Main article: Cancer research
Because cancer is a class of diseases,[187][188] it is unlikely that there will ever be a single "cure for cancer" any more than there will be a single treatment for all infectious diseases.[189] Angiogenesis inhibitors were once thought to have potential as a "silver bullet" treatment applicable to many types of cancer, but this has not been the case in practice.[190] It is more likely that angiogenesis inhibitors and other cancer therapeutics will be used in combination to reduce cancer morbidity and mortality.[191]
Experimental cancer treatments are treatments that are being studied to see whether they work. Typically, these are studied in clinical trials to compare the proposed treatment to the best existing treatment.

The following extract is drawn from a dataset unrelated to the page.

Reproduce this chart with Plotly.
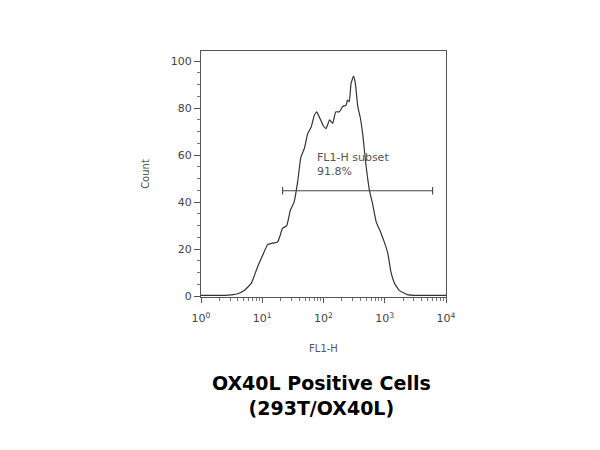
import plotly.graph_objects as go
import numpy as np

# Histogram outline (FL1-H log10 position, count)
log_fl1 = [0.0, 0.2, 0.4, 0.49, 0.6, 0.71, 0.82, 0.925, 1.007, 1.09, 1.15, 1.25, 1.295, 1.33, 1.40,
           1.46, 1.52, 1.58, 1.63, 1.69, 1.74, 1.80, 1.85, 1.89, 1.93, 1.99, 2.04, 2.10, 2.15,
           2.20, 2.26, 2.31, 2.37, 2.39, 2.42, 2.45, 2.49, 2.52, 2.56, 2.60, 2.64, 2.69, 2.75,
           2.80, 2.86, 2.93, 3.0, 3.05, 3.10, 3.16, 3.24, 3.37, 3.48, 3.7, 4.0]
counts = [0.3, 0.3, 0.3, 0.5, 1.0, 2.5, 5.4, 12.5, 17.4, 22.0, 22.4, 23.0, 26.0, 28.8, 30.0,
          36.6, 40.0, 49.0, 59.0, 63.0, 69.0, 72.0, 77.0, 78.4, 76.3, 72.8, 71.3, 75.0, 73.5,
          78.4, 78.4, 80.6, 81.3, 83.4, 82.7, 90.5, 93.6, 90.5, 80.6, 76.0, 69.0, 56.5, 45.0,
          39.4, 31.6, 27.4, 22.4, 18.2, 10.4, 5.4, 2.3, 0.6, 0.3, 0.3, 0.3]

# Gate
gate_low = 21.5
gate_high = 6050
gate_level = 44.8
gate_cap = 1.6
gate_name = "FL1-H subset"
gate_pct = "91.8%"

y_ticks = [0, 20, 40, 60, 80, 100]
x_decades = [1, 10, 100, 1000, 10000]
x_tick_text = ["10<sup>0</sup>", "10<sup>1</sup>", "10<sup>2</sup>", "10<sup>3</sup>", "10<sup>4</sup>"]

title_lines = ["OX40L Positive Cells", "(293T/OX40L)"]

fl1 = [10 ** v for v in log_fl1]
minor_vals = [d * m for d in x_decades[:-1] for m in range(2, 10)]

fig = go.Figure()
fig.add_trace(go.Scatter(x=fl1, y=counts, mode="lines", line_shape="spline",
                         line=dict(color="#333333", width=1.2, smoothing=0.4), hoverinfo="skip"))
gx = [gate_low, gate_low, None, gate_low, gate_high, None, gate_high, gate_high]
gy = [gate_level - gate_cap, gate_level + gate_cap, None, gate_level, gate_level, None,
      gate_level - gate_cap, gate_level + gate_cap]
fig.add_trace(go.Scatter(x=gx, y=gy, mode="lines", line=dict(color="#444444", width=1.1),
                         hoverinfo="skip"))

fig.add_annotation(x=np.log10(72), y=56.2, text=gate_name + "<br>" + gate_pct,
                   showarrow=False, xanchor="left", yanchor="middle", align="left",
                   font=dict(family="DejaVu Sans", size=11, color="#555555"))

fig.update_xaxes(type="log", range=[0, 4], tickvals=x_decades, ticktext=x_tick_text,
                 ticks="outside", ticklen=5, tickcolor="#555555", ticklabelstandoff=6,
                 minor=dict(tickvals=minor_vals, ticks="outside", ticklen=3, tickcolor="#777777"),
                 showline=True, mirror=True, linecolor="#555555", linewidth=1,
                 showgrid=False, zeroline=False,
                 tickfont=dict(family="DejaVu Sans", size=11, color="#444444"),
                 title=dict(text="FL1-H", font=dict(family="DejaVu Sans", size=10, color="#555555"),
                            standoff=20))
fig.update_yaxes(range=[-0.4, 104.3], tickvals=y_ticks, ticks="outside", ticklen=6,
                 tickcolor="#555555",
                 minor=dict(dtick=5, ticks="outside", ticklen=3, tickcolor="#777777", showgrid=False),
                 showline=True, mirror=True, linecolor="#555555", linewidth=1,
                 showgrid=False, zeroline=False,
                 tickfont=dict(family="DejaVu Sans", size=11, color="#444444"),
                 title=dict(text="Count", font=dict(family="DejaVu Sans", size=10, color="#555555"),
                            standoff=19))

fig.add_annotation(xref="paper", yref="paper", x=0.49, y=-0.402, yanchor="middle",
                   text="<b>" + title_lines[0] + "</b><br><b>" + title_lines[1] + "</b>",
                   showarrow=False, align="center",
                   font=dict(family="DejaVu Sans", size=19, color="#000000"))

fig.update_layout(width=600, height=450, showlegend=False,
                  plot_bgcolor="white", paper_bgcolor="white",
                  margin=dict(l=193, r=162, t=43, b=161))

fig.write_html("out.html")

They may be entirely new treatments, or they may be treatments that have been used successfully in one type of cancer, and are now being tested to see whether they are effective in another type.[192] More and more, such treatments are being developed alongside companion diagnostic tests to target the right drugs to the right patients, based on their individual biology.[193]
Cancer research is the intense scientific effort to understand disease processes and discover possible therapies.
Research about cancer causes focuses on the following issues:
  • Agents (e.g. viruses) and events (e.g. mutations) that cause or facilitate genetic changes in cells destined to become cancer.
  • The precise nature of the genetic damage, and the genes that are affected by it.
  • The consequences of those genetic changes on the biology of the cell, both in generating the defining properties of a cancer cell, and in facilitating additional genetic events that lead to further progression of the cancer.
The improved understanding of molecular biology and cellular biology due to cancer research has led to a number of new treatments for cancer since U.S. President Nixon declared the "War on Cancer" in 1971. Since then, the U.S. has spent over $200 billion on cancer research, including resources from the public and private sectors and foundations.[194] During that time, the country has seen a five percent decrease in the cancer death rate (adjusting for size and age of the population) between 1950 and 2005.[195]
Hypercompetition for the financial resources that are required to conduct science appears to suppress the creativity, cooperation, risk-taking, and original thinking required to make fundamental discoveries, unduly favoring low-risk research into small incremental advancements over innovative research that might discover radically new and dramatically improved therapy. Other consequences of the highly pressured competition for research resources appear to be a substantial number of research publications whose results cannot be replicated, and perverse incentives in research funding that encourage grantee institutions to grow without making sufficient investments in their own faculty and facilities.[196][197][198][199]